The Lilith Blog 1 of 2
February 7, 2013 by Yona Zeldis McDonough
Your stories all center on a group of Reform Jewish community in Hollywood; is this a community you know well from personal experience?
The temple my kids grew up in is nicknamed “Temple Beth Showrunner” because the creators of so many television shows attend. But when you sit in the sanctuary year after year you see that loss is loss. That’s what interested me – that in LA where are lives are so disparate, the temple remained a destination of healing and connection.
There is a moment as an adult when you suddenly deeply understand Shehechianu. When you realize how extraordinary a blessing it is to arrive, sustained at this moment. You are keenly aware of the loved ones who did not arrive with you. You make this journey with your community – it would be unbearable without it.
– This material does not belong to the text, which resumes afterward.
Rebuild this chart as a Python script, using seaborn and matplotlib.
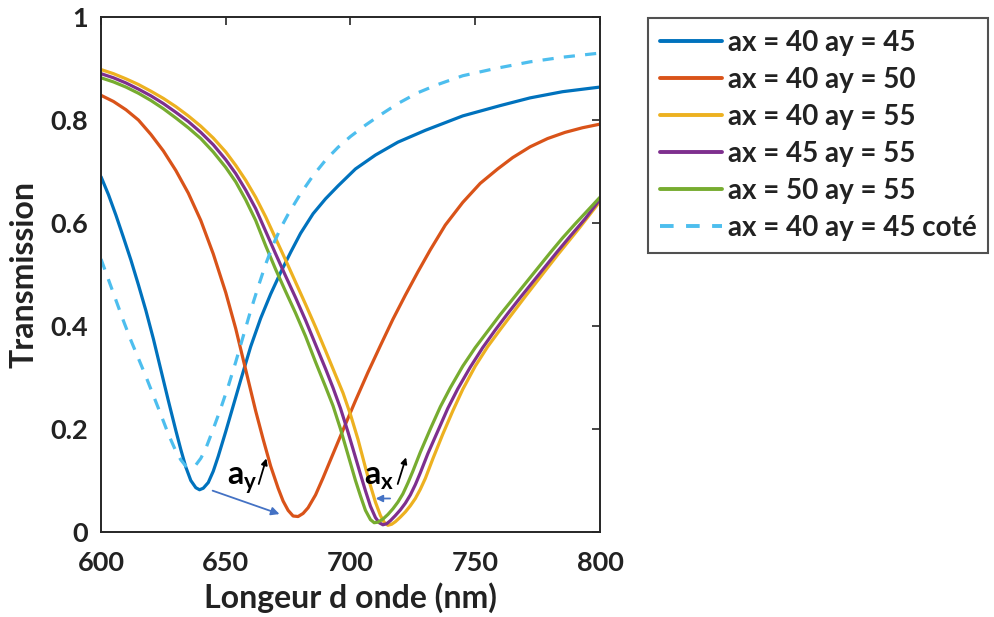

Jewishly, Los Angeles has an incredibly dynamic scene right now there seems to be a real desire to connect and also a vigorous mission of social action. Sharon Brous an LA rabbi was named one of the most influential rabbis in the country. East Side Jews is an organization that creates gleefully irreverent but deeply spiritual gathering for young Jewish people outside of temple. It’s exciting to see how our Jewish lives inform our daily lives – how relevant and useful these rituals are – even now, even in LA.
Do you feel there is a distinct difference between Jews in say, Los Angeles, and Jews in New York City?
Well, I had Zabar’s flown in for my son’s briss. In LA on Simchat Torah they serve sushi to commemorate the scroll. But lox is lox! I think we are less different than we are the same. We are the same in the ways that most matter. Allegra Goodman’s collection Total Immersion is set in Hawaii, but I think that is the same delight of stepping into a temple in a different country or a different community. If you wait a few moments the Shma will be said and you’ll know who you are.
Has your work as a television writer had an impact on your fiction?
It certainly has in the way that I envision the scenes; they unfold for me in a very visual way. But the great pleasure of fiction in this case is the intimacy of the storytelling. I am able to spend a time with my characters in a very interior world.
Are the stories in this collection an attempt to reconcile the spiritual with the secular?
What I think it mysterious and beautiful is that these things cannot be reconciled and yet reside together in our lives. Much of what we pursue when it comes to faith does not make sense but makes it possible to live in a secular world. There is a sigh that takes over your body when you enter a sanctuary. For me it is the value and respect for the spiritual that makes the rest possible. I think this is true in the story New Jew. When you hold an infant and feel the weight of its fragility – you pray. It matters very little what you believe or what you think know– the prayer is what you enact in that moment.
What are you working on now?
In the 70’s I lived in the Sde Boker in a youth village of students from all over the world that was part of Ben Gurion’s effort to “make the desert bloom. I am working on a coming of age novel about these young students living in the Negev and follows the same group of characters as adults, and traces their changing relationship to Israel. The title Mizrach/East is taken from the traditional papercuts that were displayed on the Eastern walls of the homes of Jews living outside of Israel, so that they could turn in the direction of Jerusalem to pray.